▶ [INFORMATION SUPPLIED]
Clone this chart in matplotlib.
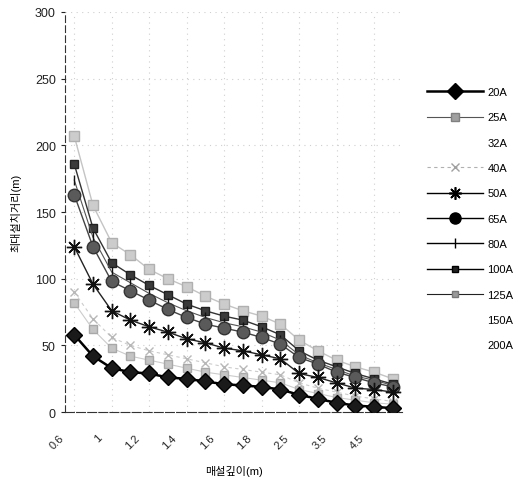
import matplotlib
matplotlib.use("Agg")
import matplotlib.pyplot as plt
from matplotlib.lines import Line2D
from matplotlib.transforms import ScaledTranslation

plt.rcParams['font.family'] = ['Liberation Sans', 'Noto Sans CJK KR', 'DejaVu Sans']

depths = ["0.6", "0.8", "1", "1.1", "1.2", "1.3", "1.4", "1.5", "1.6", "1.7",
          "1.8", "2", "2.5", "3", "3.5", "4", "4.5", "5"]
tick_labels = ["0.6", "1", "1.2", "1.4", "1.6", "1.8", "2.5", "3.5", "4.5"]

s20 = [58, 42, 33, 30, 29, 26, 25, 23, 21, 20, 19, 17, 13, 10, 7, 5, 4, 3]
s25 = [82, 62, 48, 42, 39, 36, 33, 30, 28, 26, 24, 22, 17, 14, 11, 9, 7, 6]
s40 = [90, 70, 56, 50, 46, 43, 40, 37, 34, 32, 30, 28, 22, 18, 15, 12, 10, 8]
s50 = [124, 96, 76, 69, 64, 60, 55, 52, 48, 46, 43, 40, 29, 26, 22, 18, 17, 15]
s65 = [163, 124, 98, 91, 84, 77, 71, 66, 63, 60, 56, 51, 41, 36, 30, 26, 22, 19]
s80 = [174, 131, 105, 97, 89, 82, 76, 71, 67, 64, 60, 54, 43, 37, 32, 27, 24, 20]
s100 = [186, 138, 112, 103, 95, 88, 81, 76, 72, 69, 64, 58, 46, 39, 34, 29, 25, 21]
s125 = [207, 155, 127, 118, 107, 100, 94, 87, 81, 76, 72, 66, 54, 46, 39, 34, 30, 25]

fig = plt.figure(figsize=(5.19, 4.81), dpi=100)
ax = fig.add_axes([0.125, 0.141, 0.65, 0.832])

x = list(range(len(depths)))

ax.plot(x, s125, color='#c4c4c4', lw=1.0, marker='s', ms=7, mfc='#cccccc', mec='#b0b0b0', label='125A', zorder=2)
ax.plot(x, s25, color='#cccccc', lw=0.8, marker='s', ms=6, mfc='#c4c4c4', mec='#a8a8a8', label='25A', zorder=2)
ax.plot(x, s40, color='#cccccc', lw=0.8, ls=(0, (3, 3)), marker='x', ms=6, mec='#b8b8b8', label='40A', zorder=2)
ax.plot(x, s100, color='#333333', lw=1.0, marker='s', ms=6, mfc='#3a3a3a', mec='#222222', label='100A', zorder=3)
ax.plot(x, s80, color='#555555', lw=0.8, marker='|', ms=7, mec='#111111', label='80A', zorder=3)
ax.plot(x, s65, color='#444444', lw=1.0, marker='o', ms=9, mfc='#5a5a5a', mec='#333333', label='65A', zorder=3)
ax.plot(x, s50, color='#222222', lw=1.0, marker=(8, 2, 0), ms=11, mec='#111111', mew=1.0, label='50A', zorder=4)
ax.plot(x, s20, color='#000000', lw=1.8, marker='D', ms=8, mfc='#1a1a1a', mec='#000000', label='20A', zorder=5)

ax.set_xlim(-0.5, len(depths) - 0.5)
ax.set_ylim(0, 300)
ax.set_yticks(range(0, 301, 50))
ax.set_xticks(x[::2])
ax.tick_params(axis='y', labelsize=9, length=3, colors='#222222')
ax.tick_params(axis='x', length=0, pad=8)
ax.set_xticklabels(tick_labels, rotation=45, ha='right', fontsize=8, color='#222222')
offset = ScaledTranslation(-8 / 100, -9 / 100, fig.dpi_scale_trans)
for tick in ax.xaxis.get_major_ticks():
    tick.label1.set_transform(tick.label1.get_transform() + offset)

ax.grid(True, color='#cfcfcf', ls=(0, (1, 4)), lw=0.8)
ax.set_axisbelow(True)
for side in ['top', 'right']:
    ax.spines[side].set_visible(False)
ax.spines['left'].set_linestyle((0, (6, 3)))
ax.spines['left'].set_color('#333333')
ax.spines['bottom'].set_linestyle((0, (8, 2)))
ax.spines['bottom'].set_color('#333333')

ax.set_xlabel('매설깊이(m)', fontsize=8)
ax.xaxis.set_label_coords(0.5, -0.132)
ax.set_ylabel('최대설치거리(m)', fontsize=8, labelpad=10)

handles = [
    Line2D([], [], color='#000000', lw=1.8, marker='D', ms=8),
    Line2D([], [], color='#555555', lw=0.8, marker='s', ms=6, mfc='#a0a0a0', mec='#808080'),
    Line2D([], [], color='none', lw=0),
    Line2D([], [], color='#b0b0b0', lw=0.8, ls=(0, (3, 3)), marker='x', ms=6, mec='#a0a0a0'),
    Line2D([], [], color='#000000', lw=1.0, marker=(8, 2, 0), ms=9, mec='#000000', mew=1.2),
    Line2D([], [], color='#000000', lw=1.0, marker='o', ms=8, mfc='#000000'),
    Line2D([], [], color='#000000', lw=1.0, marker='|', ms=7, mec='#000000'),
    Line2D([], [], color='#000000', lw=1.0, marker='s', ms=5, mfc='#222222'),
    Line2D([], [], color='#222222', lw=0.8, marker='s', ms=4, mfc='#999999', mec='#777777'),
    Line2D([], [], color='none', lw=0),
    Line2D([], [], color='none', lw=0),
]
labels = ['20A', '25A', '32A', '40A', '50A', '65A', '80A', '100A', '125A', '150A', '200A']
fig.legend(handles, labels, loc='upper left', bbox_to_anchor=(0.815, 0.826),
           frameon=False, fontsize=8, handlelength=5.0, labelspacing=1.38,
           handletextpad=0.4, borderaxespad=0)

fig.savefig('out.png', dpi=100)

▶ [GIVEN INSTRUCTION] Repeat only the lines from the beginning of the material through the line containing "plt.rcParams['font.family'] = ['Liberation", both ends kept, leaving pictures out.

▶ [TASK SOLUTION]
Clone this chart in matplotlib.
import matplotlib
matplotlib.use("Agg")
import matplotlib.pyplot as plt
from matplotlib.lines import Line2D
from matplotlib.transforms import ScaledTranslation

plt.rcParams['font.family'] = ['Liberation Sans', 'Noto Sans CJK KR', 'DejaVu Sans']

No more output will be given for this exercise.